# Work to be completed
Write out again, exactly as they appear, the lines from the line with "Emit a Python" through the line with "ax.set_ylim(0, 9900)". Do not include any pictures.

# Data

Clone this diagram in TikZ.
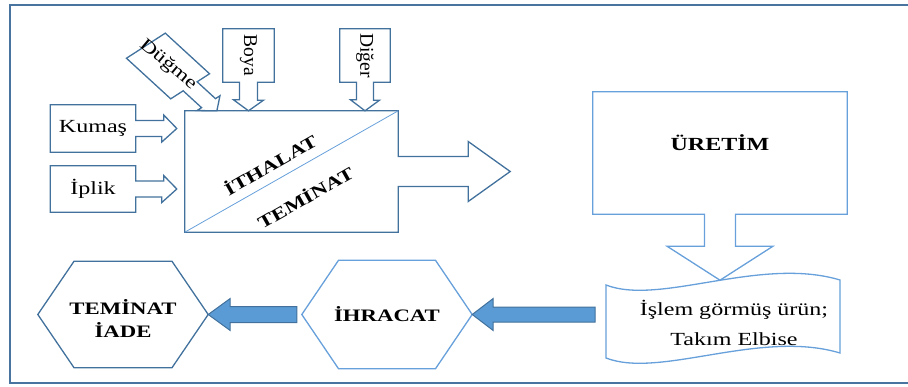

* * *

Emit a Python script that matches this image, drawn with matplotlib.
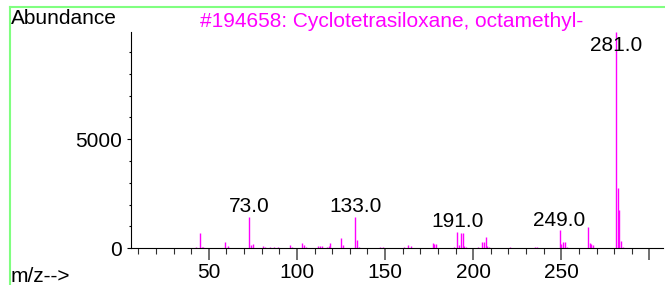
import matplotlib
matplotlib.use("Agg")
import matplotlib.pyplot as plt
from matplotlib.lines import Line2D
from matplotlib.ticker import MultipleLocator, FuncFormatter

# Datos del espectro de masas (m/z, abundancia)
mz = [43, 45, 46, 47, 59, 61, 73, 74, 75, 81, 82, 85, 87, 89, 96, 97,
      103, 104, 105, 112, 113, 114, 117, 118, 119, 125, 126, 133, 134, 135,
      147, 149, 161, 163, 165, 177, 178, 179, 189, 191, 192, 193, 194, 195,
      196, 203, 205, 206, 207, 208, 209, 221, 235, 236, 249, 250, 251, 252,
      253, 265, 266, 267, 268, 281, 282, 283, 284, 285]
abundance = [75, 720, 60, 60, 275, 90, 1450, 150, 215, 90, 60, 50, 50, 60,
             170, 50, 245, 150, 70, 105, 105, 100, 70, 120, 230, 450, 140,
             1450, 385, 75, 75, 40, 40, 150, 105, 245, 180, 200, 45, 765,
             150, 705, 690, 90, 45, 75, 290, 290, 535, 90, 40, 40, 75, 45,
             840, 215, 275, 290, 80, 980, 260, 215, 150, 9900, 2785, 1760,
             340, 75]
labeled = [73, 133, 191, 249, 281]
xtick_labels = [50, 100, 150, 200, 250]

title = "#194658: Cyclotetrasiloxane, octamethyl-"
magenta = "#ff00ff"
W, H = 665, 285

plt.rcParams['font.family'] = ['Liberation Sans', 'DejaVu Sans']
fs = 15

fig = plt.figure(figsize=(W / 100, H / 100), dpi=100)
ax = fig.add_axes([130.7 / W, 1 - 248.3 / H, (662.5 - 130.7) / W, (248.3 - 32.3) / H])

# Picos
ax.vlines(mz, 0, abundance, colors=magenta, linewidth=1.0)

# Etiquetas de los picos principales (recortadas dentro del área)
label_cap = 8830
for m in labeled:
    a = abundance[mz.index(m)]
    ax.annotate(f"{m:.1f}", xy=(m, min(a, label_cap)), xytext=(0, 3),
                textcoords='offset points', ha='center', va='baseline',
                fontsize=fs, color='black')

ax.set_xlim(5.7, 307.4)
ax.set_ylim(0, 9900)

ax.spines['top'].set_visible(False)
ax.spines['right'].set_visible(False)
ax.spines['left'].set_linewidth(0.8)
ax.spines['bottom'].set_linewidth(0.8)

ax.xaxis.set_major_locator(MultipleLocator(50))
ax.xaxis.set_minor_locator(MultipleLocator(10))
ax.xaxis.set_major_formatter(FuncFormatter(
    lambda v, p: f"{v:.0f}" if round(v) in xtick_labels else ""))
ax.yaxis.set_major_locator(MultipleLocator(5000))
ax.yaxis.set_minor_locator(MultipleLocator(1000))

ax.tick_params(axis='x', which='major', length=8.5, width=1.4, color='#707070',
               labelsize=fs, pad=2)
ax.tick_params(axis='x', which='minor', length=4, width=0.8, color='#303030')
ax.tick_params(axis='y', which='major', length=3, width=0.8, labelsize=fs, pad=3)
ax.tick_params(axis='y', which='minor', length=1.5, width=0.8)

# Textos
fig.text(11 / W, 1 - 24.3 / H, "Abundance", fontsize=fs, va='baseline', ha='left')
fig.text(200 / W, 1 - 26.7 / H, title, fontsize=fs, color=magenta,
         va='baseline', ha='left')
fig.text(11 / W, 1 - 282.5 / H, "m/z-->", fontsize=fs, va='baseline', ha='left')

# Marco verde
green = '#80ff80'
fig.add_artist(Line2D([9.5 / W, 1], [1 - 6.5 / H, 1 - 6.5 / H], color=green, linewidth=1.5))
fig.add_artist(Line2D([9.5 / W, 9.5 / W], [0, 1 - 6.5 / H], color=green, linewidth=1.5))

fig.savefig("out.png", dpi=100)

# Solved exercise
Emit a Python script that matches this image, drawn with matplotlib.
import matplotlib
matplotlib.use("Agg")
import matplotlib.pyplot as plt
from matplotlib.lines import Line2D
from matplotlib.ticker import MultipleLocator, FuncFormatter

# Datos del espectro de masas (m/z, abundancia)
mz = [43, 45, 46, 47, 59, 61, 73, 74, 75, 81, 82, 85, 87, 89, 96, 97,
      103, 104, 105, 112, 113, 114, 117, 118, 119, 125, 126, 133, 134, 135,
      147, 149, 161, 163, 165, 177, 178, 179, 189, 191, 192, 193, 194, 195,
      196, 203, 205, 206, 207, 208, 209, 221, 235, 236, 249, 250, 251, 252,
      253, 265, 266, 267, 268, 281, 282, 283, 284, 285]
abundance = [75, 720, 60, 60, 275, 90, 1450, 150, 215, 90, 60, 50, 50, 60,
             170, 50, 245, 150, 70, 105, 105, 100, 70, 120, 230, 450, 140,
             1450, 385, 75, 75, 40, 40, 150, 105, 245, 180, 200, 45, 765,
             150, 705, 690, 90, 45, 75, 290, 290, 535, 90, 40, 40, 75, 45,
             840, 215, 275, 290, 80, 980, 260, 215, 150, 9900, 2785, 1760,
             340, 75]
labeled = [73, 133, 191, 249, 281]
xtick_labels = [50, 100, 150, 200, 250]

title = "#194658: Cyclotetrasiloxane, octamethyl-"
magenta = "#ff00ff"
W, H = 665, 285

plt.rcParams['font.family'] = ['Liberation Sans', 'DejaVu Sans']
fs = 15

fig = plt.figure(figsize=(W / 100, H / 100), dpi=100)
ax = fig.add_axes([130.7 / W, 1 - 248.3 / H, (662.5 - 130.7) / W, (248.3 - 32.3) / H])

# Picos
ax.vlines(mz, 0, abundance, colors=magenta, linewidth=1.0)

# Etiquetas de los picos principales (recortadas dentro del área)
label_cap = 8830
for m in labeled:
    a = abundance[mz.index(m)]
    ax.annotate(f"{m:.1f}", xy=(m, min(a, label_cap)), xytext=(0, 3),
                textcoords='offset points', ha='center', va='baseline',
                fontsize=fs, color='black')

ax.set_xlim(5.7, 307.4)
ax.set_ylim(0, 9900)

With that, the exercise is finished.